If something positive doesn't happen in the near future, they need to start looking at reducing the overhead and cutting back. [my sense is that they'll stall for time if nothing pans out sson, as I believe they can go on for a while without serious consequences]
17) Can you take on low margin business in the meantime? No, you'd have to go after such extremely low margin stuff that it would be unprofitable. [in my opinion, they're doing exactly the right stuff]
18) Any more coverage of the business from the investment community? Nothing formalized. They'll be talking to people in various areas (Boston, SF, Florida) that have been with the company for a while.
19) Silliness. Management answered it very well. Funny stuff.
Thanks for pointing that out. The problem with Boyd's argument is that the C-5A's are apparently getting upgrades on avionics and other things. He might be right, I don't know.

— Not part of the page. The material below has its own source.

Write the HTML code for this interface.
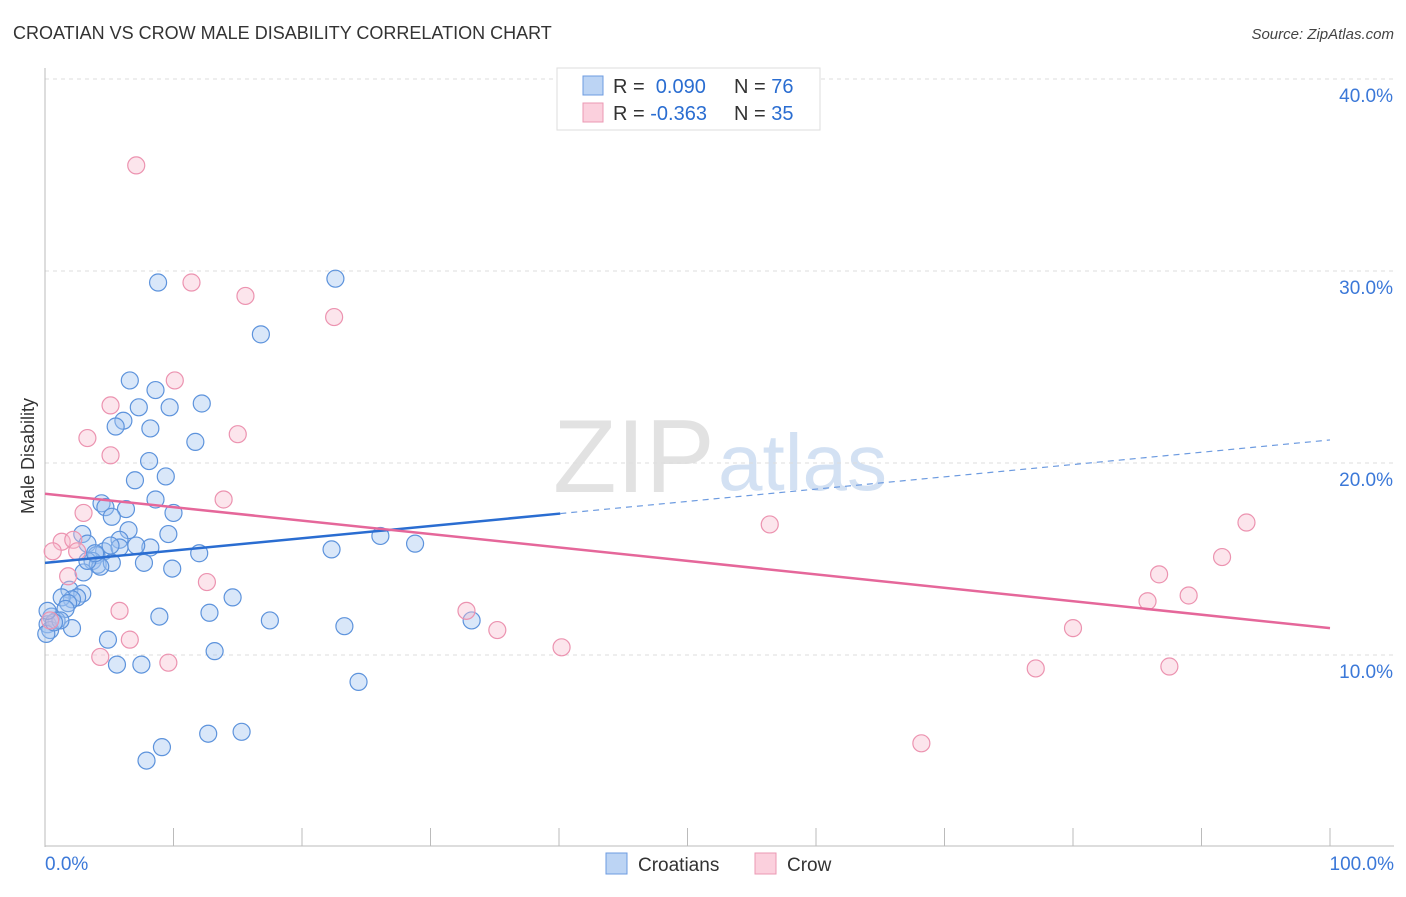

I'll have to dig into it.
I don't know if I'd call it "questioning my own thesis" -- the stock could quadruple over the next couple of years, and definitely isn't a zero. I think that's pretty attractive.
But it's not a sure thing, which opens up the question, "How much of something that's attractive but not a sure thing do you want to own?" If I knew for sure that there'd be 40-50 C5-As flying in 2020, I'd be averaging down with glee.
One thing I've been meaning to do but haven't is to troll some of the military discussion groups looking for background info & other dirt. Bruce, have you been able to dig anything up?
No I haven't done that. The problem is that these decisions can go against what the grunts or armchair generals might view as expected. I agree that it's not a sure thing. I hoped that it would play out by now, but it's not that surprising that it hasn't.